Christmas comes at just the right time for amateur astronomers. Darkness comes early, the trees are leaf free, and the night skies are not roiled by the heat and humidity of summer. It’s great time for astronomers to get out and observe. But, for Christmas shoppers, the arcane and technical hobby of astronomy can pose a gift buying challenge. What can you get for the amateur astronomer on your list? Fortunately, the astronomy hobby is filled with gadgets and gizmos in all price ranges.
Before you start, you should gather a little intelligence about what your astronomer needs. What kind of telescope does your astronomer have? What kind of objects do they like to observe? Where do they observe? How long do they stay out? What kind of eyepieces do they use? Do they use any filters? Have they ever tried solar observing with the proper equipment? Do they have a “grab-n-go” scope? What do they haul their stuff around in? Have they tried taking pictures? You also have to know what your own price range is in selecting a gift.
The most obvious telescope accessory to consider is the eyepiece. Most telescopes come with only two eyepieces. So, the beginning astronomer will certainly need more. Find out what focal lengths they have, what focal lengths and what eyepiece diameters they need. For someone starting out with an entry-level telescope, you may be able to upgrade them by providing one or more Plossl eyepieces. Orion telescopes provides Plossl eyepieces as single eyepieces, power pairs (two higher power eyepieces), expansion sets (usually a pair of eyepieces in focal lengths that don’t come standard with most telescopes), and complete eyepiece sets (a full line of eyepieces priced at a discount). There are several levels of quality in the eyepiece market so you can also buy eyepieces that will offer a step up in quality. In the Orion product line, you can step up from entry level Explorer II Kellner eyepieces, to Sirius Plossl eyepieces, and then up to HighLight Plossls.
More advanced observers may want special purpose eyepieces to help in their more focused pursuits. Planetary and lunar observers could probably benefit from orthoscopic eyepieces. This design was created to provide a narrower field of view, but much sharper images. University Optics is well known by hobbyists for providing quality orthoscopic eyepieces, For deep space aficionados, a variety of wide-field eyepieces are available. In the Orion product line entry level Expanse eyepieces start at just over $50 and Stratus eyepieces offer fully multi-coated optics at around $130. The Stratus eyepieces are also designed to fit in both 1.25-inch and 2-inch focusers. Finally, premium brand Televue eyepieces provide superior wide-field performance at far loftier prices.
If the astronomer in your life doesn’t need new eyepieces, he or she may need new eyepiece filters. If your astronomer is observing from a light polluted location, a light pollution reduction filter could fit the bill. These filter out the light wavelengths typically emitted by streetlights while admitting the wavelengths transmitted by deep space objects. For planetary observing, astronomers like to use blue, yellow, green, and red colored filters in order to bring out patterns on the planet surface and in planet clouds. Due to Mars close approach in late 2007 and early 2008, some companies are even selling Mars filters. For stargazers using typical achromatic refractors, an anti-fringing filter like the Orion V-Block can reduce distracting “color halos” from bright objects like Jupiter or Venus.

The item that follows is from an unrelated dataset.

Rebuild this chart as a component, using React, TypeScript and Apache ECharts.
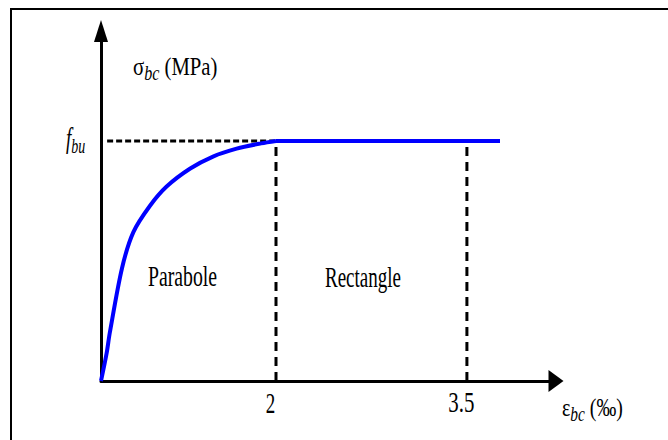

Another popular gift for refractor owners involves swapping out the telescope diagonal. A number of companies sell highly reflective dielectrically-coated enhanced diagonals. The fine mirrors in enhanced diagonals transmit more of the light captured by the telescope towards the observers eye. Enhanced diagonals are available in a range from $60 to $120.
If all of this seems like to much to carry, amateur astronomers love sturdy padded cases for their telescopes and eyepieces. Eyepiece cases are designed with internal foam padding with precut holes for eyepieces. Since even a modest eyepiece collection is both expensive and fragile, a case is a great investment. A variety of cases and padded carrying bags are also available to fit different telescope sizes. Astronomers who travel far into the country-side will appreciate a good case to spare their telescopes from dents, dings, and scratches during travel. Hard cases for various telescopes help protect them during longer journeys, shipping, and air travel. Eyepiece cases are available starting at around $25, padded telescope bags start at about $50, and hard cases may be $100 or more.
If you are determined to give a telescope for Christmas, be sure to research carefully with reputable vendors. Many serious amateur astronomers like to have a small, grab-n-go, high quality telescope for quick observing sessions and other adventures like bird watching. These telescopes are often called short tube models due to their size or wide-field scopes due to the wide field of view offered by a shorter telescope. At the entry-level, the Orion Short Tube 80 is a contender in this category. However, the truly prized telescopes are made by companies like Astro-Tech, Williams Optics, Stellarvue, and Televue.
If this list proves too confusing, there is an easy alternative. Reputable astronomy equipment vendors like Orion Telescopes, Anacortes, and Astronomics allow amateur astronomers to develop wish lists and send them to friends. A complete holiday wish list really reduces the seasonal stress.